■ TO BE DONE ■
Below is a listing; write it out exactly and drop any images from it.

____________________

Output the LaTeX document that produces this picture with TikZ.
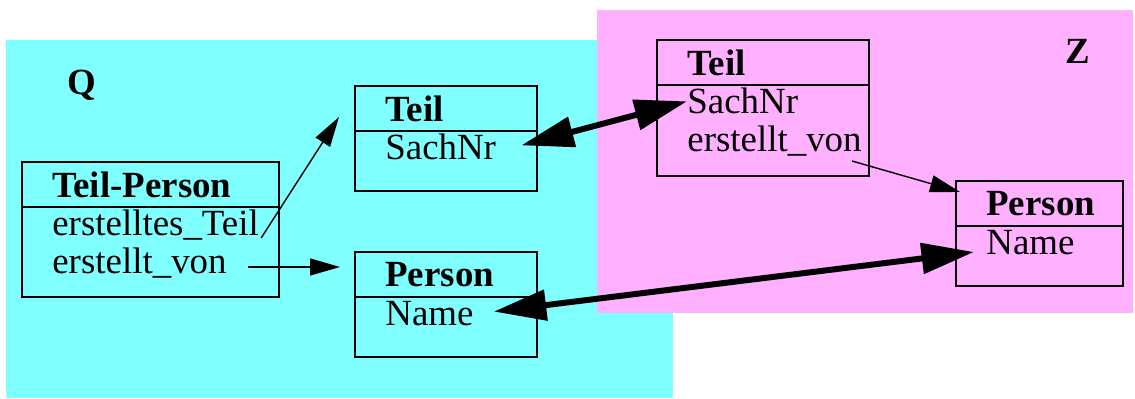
\documentclass[tikz,border=0pt]{standalone}
\usepackage{fontspec}
\setmainfont{Liberation Serif}
\usetikzlibrary{arrows.meta,calc,positioning}

\definecolor{qcyan}{RGB}{128,255,255}
\definecolor{zpink}{RGB}{255,176,255}

\tikzset{
  head/.style={draw, line width=1pt, rectangle, anchor=north west,
    minimum height=0.9cm, inner sep=0, outer sep=0},
  body/.style={draw, line width=1pt, rectangle, anchor=north, inner sep=0, outer sep=0},
  title/.style={font=\fontsize{21}{25}\selectfont\bfseries, anchor=west, inner sep=0},
  attr/.style={anchor=base west, inner sep=0},
  link/.style={-{Triangle[length=0.6cm,width=0.34cm]}, line width=0.8pt},
  match/.style={{Triangle[length=1.05cm,width=0.6cm]}-{Triangle[length=1.05cm,width=0.6cm]},
    line width=3.4pt},
}

\begin{document}
\begin{tikzpicture}[font=\fontsize{21}{25}\selectfont]
\useasboundingbox (0,0) rectangle (22.7,7.98);
%% schemas
\fill[qcyan] (0.12,0.02) rectangle (13.46,7.18);
\fill[zpink] (11.94,1.72) rectangle (22.66,7.78);
\node[title, anchor=center] (qname) at (1.64,6.28) {Q};
\node[title, anchor=center] (zname) at (21.56,6.96) {Z};
%% Q: Teil-Person
\node[head, minimum width=5.14cm] (tp) at (0.44,4.74) {};
\node[body, minimum width=5.14cm, minimum height=1.8cm] (tp-b) at (tp.south) {};
\node[title] (tp-t) at ([xshift=0.6cm]tp.west) {Teil-Person};
\node[attr] (tp-teil) at ([xshift=0.6cm,yshift=-0.58cm]tp-b.north west) {erstelltes\_Teil};
\node[attr] (tp-von) at ([xshift=0.6cm,yshift=-1.34cm]tp-b.north west) {erstellt\_von};
%% Q: Teil
\node[head, minimum width=3.64cm] (tq) at (7.1,6.26) {};
\node[body, minimum width=3.64cm, minimum height=1.2cm] (tq-b) at (tq.south) {};
\node[title] (tq-t) at ([xshift=0.6cm]tq.west) {Teil};
\node[attr] (tq-sach) at ([xshift=0.6cm,yshift=-0.58cm]tq-b.north west) {SachNr};
%% Q: Person
\node[head, minimum width=3.64cm] (pq) at (7.1,2.94) {};
\node[body, minimum width=3.64cm, minimum height=1.2cm] (pq-b) at (pq.south) {};
\node[title] (pq-t) at ([xshift=0.6cm]pq.west) {Person};
\node[attr] (pq-name) at ([xshift=0.6cm,yshift=-0.58cm]pq-b.north west) {Name};
%% Z: Teil
\node[head, minimum width=4.24cm] (tz) at (13.14,7.18) {};
\node[body, minimum width=4.24cm, minimum height=1.82cm] (tz-b) at (tz.south) {};
\node[title] (tz-t) at ([xshift=0.6cm]tz.west) {Teil};
\node[attr] (tz-sach) at ([xshift=0.6cm,yshift=-0.58cm]tz-b.north west) {SachNr};
\node[attr] (tz-von) at ([xshift=0.6cm,yshift=-1.34cm]tz-b.north west) {erstellt\_von};
%% Z: Person
\node[head, minimum width=3.34cm] (pz) at (19.12,4.36) {};
\node[body, minimum width=3.34cm, minimum height=1.2cm] (pz-b) at (pz.south) {};
\node[title] (pz-t) at ([xshift=0.6cm]pz.west) {Person};
\node[attr] (pz-name) at ([xshift=0.6cm,yshift=-0.58cm]pz-b.north west) {Name};
%% references
\coordinate (tp-von-out) at ($(tp-von.base east)+(0.42,0.14)$);
\draw[link] ($(tp-teil.base east)+(0.04,-0.04)$) -- ($(tq.west)+(-0.32,-0.17)$);
\draw[link] (tp-von-out) -- ($(tp-von-out -| pq.west)+(-0.3,0)$);
\draw[link] ($(tz-von.base east)+(-0.2,-0.18)$) -- ($(pz.north west)+(0.08,-0.22)$);
%% correspondences
\draw[match] ($(tq-sach.east)+(0.5,0.04)$) -- (tz-sach.west);
\draw[match] ($(pq-name.east)+(0.4,0.05)$) -- ($(pz-name.base west)+(-0.24,0.06)$);
\end{tikzpicture}
\end{document}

____________________

■ FINAL RESULT ■
Output the LaTeX document that produces this picture with TikZ.
\documentclass[tikz,border=0pt]{standalone}
\usepackage{fontspec}
\setmainfont{Liberation Serif}
\usetikzlibrary{arrows.meta,calc,positioning}

\definecolor{qcyan}{RGB}{128,255,255}
\definecolor{zpink}{RGB}{255,176,255}

\tikzset{
  head/.style={draw, line width=1pt, rectangle, anchor=north west,
    minimum height=0.9cm, inner sep=0, outer sep=0},
  body/.style={draw, line width=1pt, rectangle, anchor=north, inner sep=0, outer sep=0},
  title/.style={font=\fontsize{21}{25}\selectfont\bfseries, anchor=west, inner sep=0},
  attr/.style={anchor=base west, inner sep=0},
  link/.style={-{Triangle[length=0.6cm,width=0.34cm]}, line width=0.8pt},
  match/.style={{Triangle[length=1.05cm,width=0.6cm]}-{Triangle[length=1.05cm,width=0.6cm]},
    line width=3.4pt},
}

\begin{document}
\begin{tikzpicture}[font=\fontsize{21}{25}\selectfont]
\useasboundingbox (0,0) rectangle (22.7,7.98);
%% schemas
\fill[qcyan] (0.12,0.02) rectangle (13.46,7.18);
\fill[zpink] (11.94,1.72) rectangle (22.66,7.78);
\node[title, anchor=center] (qname) at (1.64,6.28) {Q};
\node[title, anchor=center] (zname) at (21.56,6.96) {Z};
%% Q: Teil-Person
\node[head, minimum width=5.14cm] (tp) at (0.44,4.74) {};
\node[body, minimum width=5.14cm, minimum height=1.8cm] (tp-b) at (tp.south) {};
\node[title] (tp-t) at ([xshift=0.6cm]tp.west) {Teil-Person};
\node[attr] (tp-teil) at ([xshift=0.6cm,yshift=-0.58cm]tp-b.north west) {erstelltes\_Teil};
\node[attr] (tp-von) at ([xshift=0.6cm,yshift=-1.34cm]tp-b.north west) {erstellt\_von};
%% Q: Teil
\node[head, minimum width=3.64cm] (tq) at (7.1,6.26) {};
\node[body, minimum width=3.64cm, minimum height=1.2cm] (tq-b) at (tq.south) {};
\node[title] (tq-t) at ([xshift=0.6cm]tq.west) {Teil};
\node[attr] (tq-sach) at ([xshift=0.6cm,yshift=-0.58cm]tq-b.north west) {SachNr};
%% Q: Person
\node[head, minimum width=3.64cm] (pq) at (7.1,2.94) {};
\node[body, minimum width=3.64cm, minimum height=1.2cm] (pq-b) at (pq.south) {};
\node[title] (pq-t) at ([xshift=0.6cm]pq.west) {Person};
\node[attr] (pq-name) at ([xshift=0.6cm,yshift=-0.58cm]pq-b.north west) {Name};
%% Z: Teil
\node[head, minimum width=4.24cm] (tz) at (13.14,7.18) {};
\node[body, minimum width=4.24cm, minimum height=1.82cm] (tz-b) at (tz.south) {};
\node[title] (tz-t) at ([xshift=0.6cm]tz.west) {Teil};
\node[attr] (tz-sach) at ([xshift=0.6cm,yshift=-0.58cm]tz-b.north west) {SachNr};
\node[attr] (tz-von) at ([xshift=0.6cm,yshift=-1.34cm]tz-b.north west) {erstellt\_von};
%% Z: Person
\node[head, minimum width=3.34cm] (pz) at (19.12,4.36) {};
\node[body, minimum width=3.34cm, minimum height=1.2cm] (pz-b) at (pz.south) {};
\node[title] (pz-t) at ([xshift=0.6cm]pz.west) {Person};
\node[attr] (pz-name) at ([xshift=0.6cm,yshift=-0.58cm]pz-b.north west) {Name};
%% references
\coordinate (tp-von-out) at ($(tp-von.base east)+(0.42,0.14)$);
\draw[link] ($(tp-teil.base east)+(0.04,-0.04)$) -- ($(tq.west)+(-0.32,-0.17)$);
\draw[link] (tp-von-out) -- ($(tp-von-out -| pq.west)+(-0.3,0)$);
\draw[link] ($(tz-von.base east)+(-0.2,-0.18)$) -- ($(pz.north west)+(0.08,-0.22)$);
%% correspondences
\draw[match] ($(tq-sach.east)+(0.5,0.04)$) -- (tz-sach.west);
\draw[match] ($(pq-name.east)+(0.4,0.05)$) -- ($(pz-name.base west)+(-0.24,0.06)$);
\end{tikzpicture}
\end{document}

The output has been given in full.